Generative adversarial networks (GANs), modeled as a zero-sum game between a generator (G) and a discriminator (D), allow generating synthetic data with formal guarantees. Noting that D is a classifier, we begin by reformulating the GAN value function using class probability estimation (CPE) losses. We prove a two-way correspondence between CPE loss GANs and f-GANs which minimize f-divergences. We also show that all symmetric f-divergences are equivalent in convergence. In the finite sample and model capacity setting, we define and obtain bounds on estimation and generalization errors.

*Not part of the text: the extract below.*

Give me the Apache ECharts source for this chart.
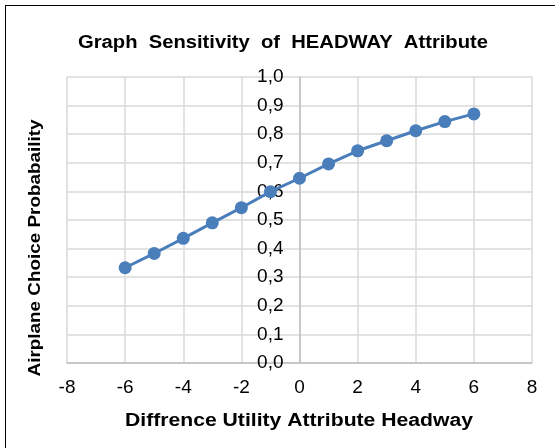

We specialize these results to $\alpha $ -GANs, defined using $\alpha $ -loss, a tunable CPE loss family parametrized by $\alpha \in (0,\infty $ ]. We next introduce a class of dual-objective GANs to address training instabilities of GANs by modeling each player’s objective using $\alpha $ -loss to obtain $(\alpha _{D},\alpha _{G})$ -GANs. We show that the resulting non-zero sum game simplifies to minimizing an f-divergence under appropriate conditions on $(\alpha _{D},\alpha _{G})$ . Generalizing this dual-objective formulation using CPE losses, we define and obtain upper bounds on an appropriately defined estimation error. Finally, we highlight the value of tuning $(\alpha _{D},\alpha _{G})$ in alleviating training instabilities for the synthetic 2D Gaussian mixture ring as well as the large publicly available Celeb-A and LSUN Classroom image datasets.